Towards the end of 1968, it became increasingly clear to the Prime Minister that the management of tourism should be in the hands of someone who could devote himself more fully to this effort. Hence, early in 1969, he relinquished the portfolio to the Hon. Arthur Foulkes, who became Minister of Tourism and Telecommunications.

In September, 1969, the management of tourism again changed hands when the Hon. Clement T. Maynard succeeded the Hon. A. Foulkes. Minister Maynard, who held the Tourism portfolio for 10 years, longer than any other Minister, built a professional organization, leaving behind a record of unparalleled success.

In October, 1979, the Honourable Livingstone Coakley, succeeded the Honourable Clement T. Maynard as Minister of Tourism. He held the portfolio until June, 1982, when the Honourable Perry Christie, formerly Minister of Health, assumed the portfolio of Minister of Tourism. While the strong promotional efforts overseas continued, Minister Christie placed emphasis on product development to ensure that the unique features of the Bahamas were highlighted and preserved.

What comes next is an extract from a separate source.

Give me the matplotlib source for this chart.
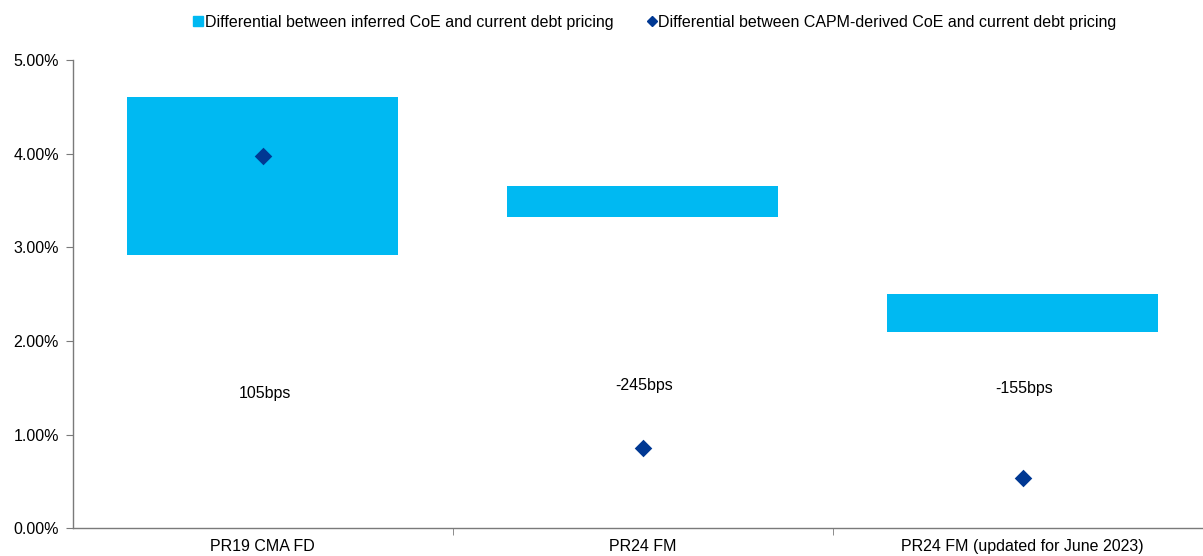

In 1984, the Honourable Clement T. Maynard was renamed Minister of Tourism and served in this post for a further period of six years. In October, 1990 he was succeeded by Sir Lynden Pindling who served as Minister of Tourism until August 1992 when the Progressive Liberal Party was defeated in the 1992 General elections by the Free National Movement. The Free National Movement Senator, Brent Symonette was appointed as Minister of Tourism.

Management of Tourism again changed hands in January, 1995, when the Honourable Frank H. Watson was appointed Minister of Tourism.